Bricks and Mortar | BNP report pinpoints mainland's healthiest property markets
Study ranking the mainland's good, bad and least attractive cities reveals southern comforts

Whether you're an institutional or individual investor, picking one out of more than 600 mainland cities to park your capital in is never an easy way to hunt treasure.
A recent study by BNP Paribas that analysed the housing market across the mainland's top 100 cities may provide a guide for those interested in betting on home prices soaring again after the loosening of restrictions on home purchases.
The 100 cities in the study recorded total transaction volume of 660 million square metres last year, representing 57 per cent of total mainland transaction volume of 1.16 billion square metres.

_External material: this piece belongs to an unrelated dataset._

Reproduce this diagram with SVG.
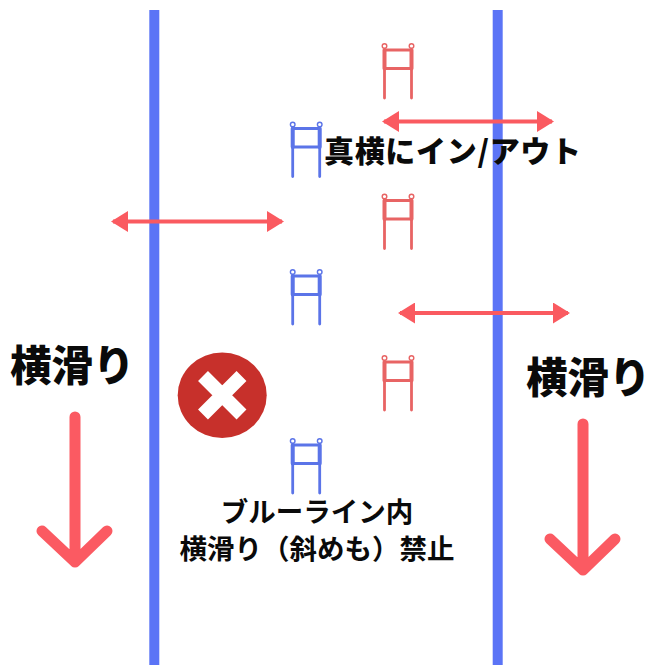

The results of the study, included in a report titled "In search of growth in China's top 100 cities" by Lee Wee Liat, BNP Paribas' Hong Kong-based head of Asia property research, indicated that 57 of the cities, from Sanya, Hainan, in the south to Harbin, Heilongjiang, in the north, had unhealthy supply-demand dynamics - facing either oversupply or demand conditions that were likely to deteriorate.
It drew up a list of "good" versus "bad" cities based on five indicators: the number of years of land oversupply, number of years of housing units undersold or oversold, degree of housing imbalance, population/floor space square metre sold and total population to hukou (registered) population ratio.
In that contest, Shenzhen outperformed the other 99 cities to be crowned healthiest city.